I attempted to make a sleep mask. It has potential, but I'm going to have to try it again because mine somehow ended up resembling a sanitary napkin more than a sleep mask, lol. The concept is there... now I just need to iron out some kinks. Or maybe I should just use a glue gun instead of sewing it? I took from these instructions but instead of gluing, I sewed mine with the right-sides together and then turned it out the right way. This is probably where I messed up because I lost a lot of the size in the seam. I'll have to make my next one bigger.

What you need:

Paper (for template)
Fabric (one or two different patterns)
Felt or cotton batting
Elastic (whatever color and thickness you have handy)
Sewing machine

What you do:

1. Print and cut out this template.

2. Trace the template on both the fabric you are going to use for the front and for the back of your mask.

3. Trace the template also on your batting or felt.

4. Cut out all three of the mask shapes you just traced.

5. Pin the three layers together, right sides of the front and back pieces together, with the batting on the back side of the front piece. (Clear as mud? See photo)

6. Mark where you want the elastic strap to connect.

7. Sew around the edge of the entire mask, leaving an opening on the sides for the elastic and an opening on top so that you can flip it the right way.

8. Turn your mask right side out.

9. Fit the elastic to your head and insert the elastic into the openings of the mask and pin opening closed. Top stitch close to the outer edge of the entire mask, also closing the top gap.

10. That's it!

Wednesday, September 3, 2008

Cowboy Caviar

My good friend Angela made this and shared it (and the recipe) with me last year. I thought I would be polite and try it, even though I'm a pretty picky eater. Had I been at a party and saw this on the table, I more than likely would have turned my nose up to it and walked on by. But being the good friend that I am, I took one for the team and gave it a try. Wow! I couldn't stop eating it!

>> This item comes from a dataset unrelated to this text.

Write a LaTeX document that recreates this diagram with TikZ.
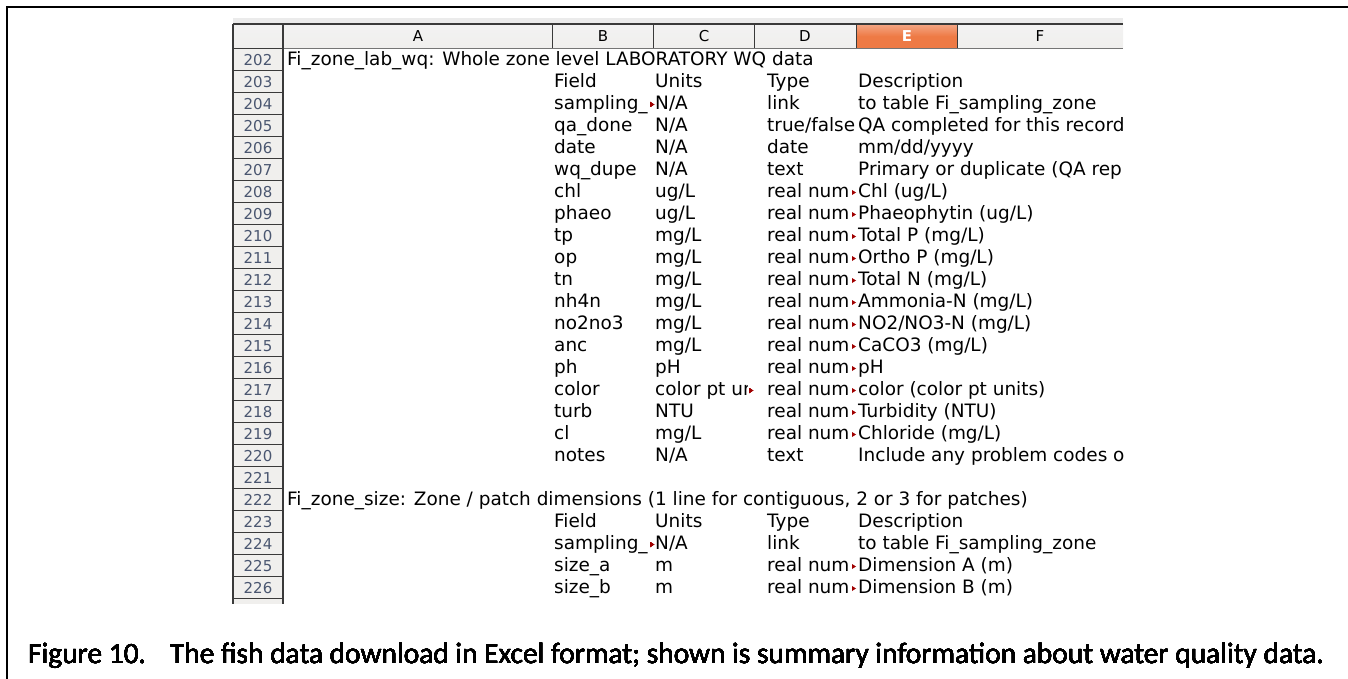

I've made it a few times and it's been a hit every single time. It's so pretty with all of the texture and color popping all over the place! Serve them with those little Tostido Scoops that are meant for dipping and you've got yourself a perfect combonation.

1 red pepper, diced
1 green pepper, diced
1 orange pepper, diced
1 yellow pepper, diced
4 stalks of celery, diced
1 med. red onion, diced

I highly suggest The Pampered Chef chopper!

1 can shoe peg corn
1 can black eyed peas
1 can pinto beans rinsed

1/2 c cider vinegar
1 c canola oil
1/2 cup sugar

Boil vinegar and oil, then remove from heat. Add sugar, stir well and cool.

Pour marinade over diced vegetables. Marinate for at least 24 hours. Drain to serve, saving marinade to hold leftovers. Keeps for 2 weeks.

Serve with corn chips/Tostido's. The little scoop ones work beautifully for this!